Following Ms. Landgren's briefing, Paul Seger, Chairperson of the Burundi configuration of the Peacebuilding Commission, congratulated the country on its 50 years of independence. His recent visit to Burundi in mid-April had confirmed that the situation overall had stabilized and some progress had been made towards consolidating peace. The people's greatest concern was the socio-economic situation and rising prices. The Configuration was compiling its conclusions and recommendations for its annual review of the Outcome Document, which defined the commitments of the Government and the Configuration. The anticipation of the development partners' conference, to be held in Geneva on 29 and 30 October, was to assist Burundi by mobilizing as many Member States as possible to support the second Poverty Reduction and Strategy Paper.
He said the political situation was improving, and he had the impression that the "political mood" was more relaxed. The Government and its majority party, the CNDD-FDD (National Council for the Defence of Democracy-Forces for the Defence of Democracy), seemed to have recognized the advantages of giving the opposition more room in connection with the elections in 2015. The prospects for the political landscape were indeed returning to normal. The return from exile of one opposition politician seemed to confirm that new positive development. However, some fundamental ground remained to be covered in the relationship between the governmental party and the opposition, which was not represented in Parliament. Respect for human rights also needed to improve. He was hopeful about recent developments and felt "from here on we must preserve this still-fragile progress and support all those who are reaching out in preparation for peaceful and inclusive elections in 2015".
Meanwhile, "life is expensive" was heard everywhere, he noted. Price rises of raw materials and food were endangering social stability. The Government, aware of the risks, had temporarily lifted the tax on certain basic life essentials and would create a tax on certain products, such as cigarettes and alcohol. Additionally, the problem of land sharing between landowners and repatriates was still sensitive. Despite the difficult economic situation, however, he returned to New York optimistic, having encouraged the Government to pursue progress and intensify its efforts towards political openness, good governance, human rights and the rule of law, and, in particular, an immediate halt to extrajudicial executions. To that end, the Configuration would continue to support BNUB's work.
He reported that, on 18 July, the Configuration planned to adopt its latest conclusions and recommendations on the Outcome Document of 26 April 2011, defining the respective commitments of the Government and the Configuration for the next 12 months. He called on the Government of Burundi to continue to promote political and institutional progress, notably, by engaging in inclusive dialogue with all political actors.

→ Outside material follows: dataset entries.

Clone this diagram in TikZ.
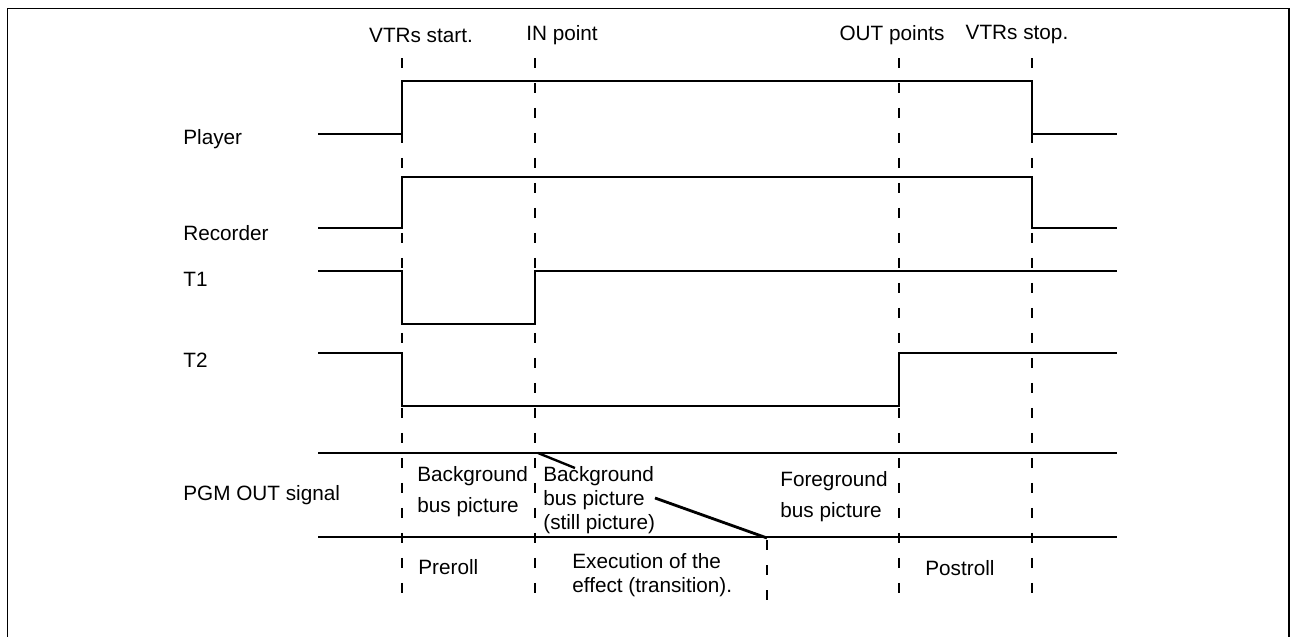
\documentclass[tikz,border=0pt]{standalone}
\usepackage{fontspec}
\setmainfont{Liberation Sans}
\usetikzlibrary{positioning}
\begin{document}
\begin{tikzpicture}[x=0.02cm,y=-0.02cm,every node/.style={font=\fontsize{11.8}{13.6}\selectfont,inner sep=0pt},
  sig/.style={line width=1.35pt},
  timeline/.style={line width=1.1pt,dash pattern=on 0.2cm off 0.3cm}]
\useasboundingbox (0,0) rectangle (1297,636);
\draw[line width=0.9pt] (7.5,640) -- (7.5,8.5) -- (1289,8.5) -- (1289,640);
% time marks
\foreach \t in {402,535,899,1032} \draw[timeline] (\t,58) -- (\t,597);
\draw[timeline] (767,540) -- (767,613);
\node (vstart) at (421,35) {VTRs start.};
\node (inpt) at (562,35) {IN point};
\node (outpt) at (892,35) {OUT points};
\node (vstop) at (1017,35) {VTRs stop.};
% signals
\node[anchor=west] (player) at (183,139) {Player};
\node[anchor=west] (rec) at (183,233.5) {Recorder};
\node[anchor=west] (tone) at (183,279) {T1};
\node[anchor=west] (ttwo) at (183,360) {T2};
\node[anchor=west] (pgm) at (183,495) {PGM OUT signal};
\draw[sig] (318,134) -- (402,134) -- (402,81) -- (1032,81) -- (1032,134) -- (1117,134);
\draw[sig] (318,228) -- (402,228) -- (402,177) -- (1032,177) -- (1032,228) -- (1117,228);
\draw[sig] (318,271) -- (402,271) -- (402,324) -- (535,324) -- (535,271) -- (1117,271);
\draw[sig] (318,353) -- (402,353) -- (402,406) -- (899,406) -- (899,353) -- (1117,353);
\draw[sig] (318,453) -- (1117,453);
\draw[sig] (318,537) -- (1117,537);
% pgm out contents
\node[anchor=west,align=left,font=\fontsize{11.8}{17.6}\selectfont] (bgbus) at (417,492) {Background\\bus picture};
\node[anchor=west,align=left] (bgstill) at (543,500) {Background\\bus picture\\(still picture)};
\node[anchor=west,align=left,font=\fontsize{11.8}{17.6}\selectfont] (fgbus) at (780,497) {Foreground\\bus picture};
\coordinate (d1a) at (538,453);
\coordinate (d1b) at (575,468);
\coordinate (d2a) at (655,498);
\coordinate (d2b) at (767,538);
\draw[sig] (d1a) -- (d1b);
\draw[line width=1.6pt] (d2a) -- (d2b);
% phases
\node[anchor=west] (preroll) at (418,567) {Preroll};
\node[anchor=west,align=left] (exec) at (572,575) {Execution of the\\effect (transition).};
\node[anchor=west] (postroll) at (925,568) {Postroll};
\end{tikzpicture}
\end{document}
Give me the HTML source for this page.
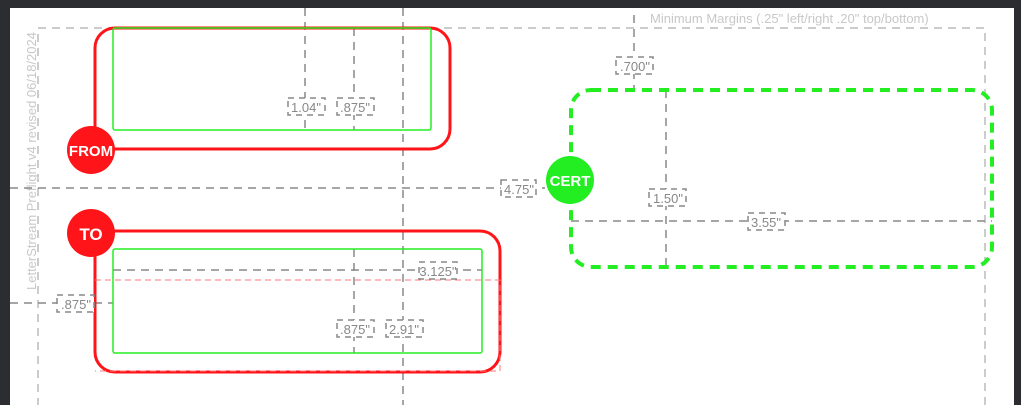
<!DOCTYPE html>
<html><head><style>
body{margin:0;width:1021px;height:405px;overflow:hidden;background:#2b2d30;font-family:"Liberation Sans",sans-serif}
</style></head><body>
<svg width="1021" height="405" xmlns="http://www.w3.org/2000/svg" style="position:absolute;left:0;top:0">
<rect x="10" y="8" width="1004" height="397" fill="#fff"/>
<rect x="1014" y="0" width="7" height="405" fill="#2b2d30"/>
<g fill="none" stroke="#bbb" stroke-width="1.5" stroke-dasharray="8,6">
<path d="M985 405 V28 H38 V405"/>
</g>
<text x="650" y="23" font-size="13" fill="#c8c8c8">Minimum Margins (.25" left/right .20" top/bottom)</text>
<text transform="translate(36,290) rotate(-90)" font-size="13" fill="#c8c8c8">LetterStream Preflight v4 revised 06/18/2024</text>
<g fill="none" stroke="#888" stroke-width="1.5" stroke-dasharray="8,6">
<path d="M305 8 V130"/><path d="M354 28 V130"/><path d="M403 8 V405"/>
<path d="M10 188 H545"/>
<path d="M634 15 V90"/><path d="M666 90 V267"/><path d="M571 221 H992"/>
<path d="M113 270 H482"/><path d="M10 303 H113"/><path d="M354 249 V353"/>
</g>
<rect x="95" y="28" width="355" height="121" rx="20" fill="none" stroke="#ff1419" stroke-width="3"/>
<rect x="113" y="28" width="318" height="102" rx="2" fill="none" stroke="#22ee22" stroke-width="1.5"/>
<rect x="95" y="231" width="405" height="141" rx="20" fill="none" stroke="#ff1419" stroke-width="3"/>
<rect x="113" y="249" width="369" height="104" rx="2" fill="none" stroke="#22ee22" stroke-width="1.5"/>
<path d="M95 280 H500 V371 H95" fill="none" stroke="#ff7777" stroke-width="1" stroke-dasharray="6,4"/>
<rect x="571" y="90" width="421" height="177" rx="20" fill="none" stroke="#22ee22" stroke-width="4" stroke-dasharray="10,7"/>
<g font-size="13" fill="#888" text-anchor="middle">
<g fill="#fff" stroke="#888" stroke-width="1.5" stroke-dasharray="6,5">
<rect x="288" y="98" width="37" height="17"/><rect x="337" y="98" width="37" height="17"/>
<rect x="501" y="180" width="35" height="17"/><rect x="616" y="57" width="37" height="17"/>
<rect x="649" y="189" width="37" height="17"/><rect x="748" y="213" width="37" height="17"/>
<rect x="419" y="262" width="38" height="17"/><rect x="57" y="295" width="37" height="17"/>
<rect x="337" y="320" width="37" height="17"/><rect x="386" y="320" width="37" height="17"/>
</g>
<text x="306" y="112">1.04"</text><text x="355" y="112">.875"</text>
<text x="519" y="194">4.75"</text><text x="635" y="71">.700"</text>
<text x="668" y="203">1.50"</text><text x="766" y="227">3.55"</text>
<text x="438" y="276">3.125"</text><text x="76" y="309">.875"</text>
<text x="355" y="334">.875"</text><text x="404" y="334">2.91"</text>
</g>
<circle cx="91" cy="150" r="24" fill="#ff1419"/>
<text x="91" y="156" font-size="15" font-weight="bold" fill="#fff" text-anchor="middle">FROM</text>
<circle cx="91" cy="233" r="24" fill="#ff1419"/>
<text x="91" y="240" font-size="17" font-weight="bold" fill="#fff" text-anchor="middle">TO</text>
<circle cx="570" cy="180" r="24" fill="#22ee22"/>
<text x="570" y="186" font-size="15" font-weight="bold" fill="#fff" text-anchor="middle">CERT</text>
</svg>
</body></html>
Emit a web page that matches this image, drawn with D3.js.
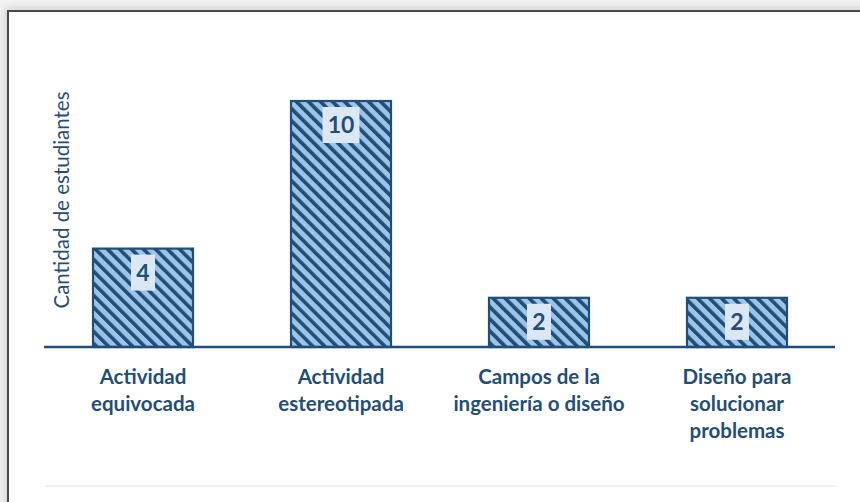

He also encouraged Burundi to take stronger measures against human rights violations, political violence and impunity, to establish transitional justice mechanisms, intensify its combat against corruption and implement its socio-economic reintegration programme. The Configuration would continue to assist the country and mobilize resource to promote a culture of democracy, political dialogue, good governance, human rights and the rule of law. Additionally, it would maintain close partnerships with all key peacebuilding players, such as the United Nations Development Programme (UNDP), the World Bank and the African Development Bank.
Burundi had high hopes for the development partners' conference, he noted, urging it, however, to be realistic in its expectations so as to avoid a "potential boomerang effect". The financial situation of many donor States was critical, he cautioned, and taking that into account, he would keep trying to increase the number of partners by generating interest with so-called non-traditional donors and approaching philanthropic organizations and the private sector. Substantive progress in peacebuilding would considerably ease his task, as without political and institutional progress there could be no socio-economic progress and vice versa.
In short, "Burundi fully deserves our support," he said. Having emerged from a bloody conflict only recently, it had made considerable progress and "needs your help if it is to make more". He asked the Council to support the second Poverty Reduction Strategy Paper and participate in the Geneva conference at the end of October. Only a few days following the country's fiftieth anniversary, Burundi could look with pride upon its success and new-found stability; the ground was fertile for peacebuilding.
Burundi's Ambassador, Herménégilde Niyonzima, noting the "joyful" celebration of the country's 50 years of independence, said that for four decades the country had lived under the yoke of a dangerous, merciless military dictatorship, with any democratic quest ending in bloodshed and hundreds of thousands sent into exile in neighbouring countries. Since the Council took up the issue in 2005, however, an elected President had been able to complete his tenure, the refugee camps were emptying and the country was in a period of reconciliation and reconstruction. The Government had decided to send troops to Somalia, Haiti and Darfur, under the Council's authority, and would do so elsewhere at its request. He also thanked the outgoing Special Representative for her "unfailing integrity and outstanding professionalism".
He said his Government had made "meaningful" progress in all sectors. On the political and institutional fronts, a law had been passed on the functioning of political parties, there was a standing forum for dialogue, a community and administrative code had been set up, and a bill regulating the opposition was before Parliament. Discussions were under way on revising the Constitution, preparing a new electoral code, the return of exiled political leaders, and the lead-up to the 2015 elections. A zero tolerance policy for acts of corruption and fraud was being implemented, and a revenue office, ombudsperson, and independent human rights commission had been established. There was also meaningful representation of women in the various institutions. An effort was under way to establish transitional justice mechanisms, prison populations had been reduced and the criminal code had been revised. The latter had included the abolition of the death penalty; rape could no longer be pardoned and had no statute of limitations.
Still, many challenges remained, he said, underscoring the fight against extreme poverty in a country of abject poverty, where the private sector was essentially non-existent and where the State was practically the sole provider of goods and services. The desire for power could trample the democratic elections, and the possible resurgence of armed rebel groups could occur. It would be naïve to rule that out. Indeed, the country's peace and stability depended on its ability to meet its peoples' basic needs. Aware of that, the Government had crafted a strategic framework for growth, which it would submit to the donors' conference in October. As eliminating poverty was the best way to prevent armed conflict, he urged that social and economic development in less developed countries be on the Council's agenda. The 15-member body should be resolutely involved in ensuring the success of the Geneva conference.
The meeting began at 10:26 a.m. and ended at 11:09 a.m.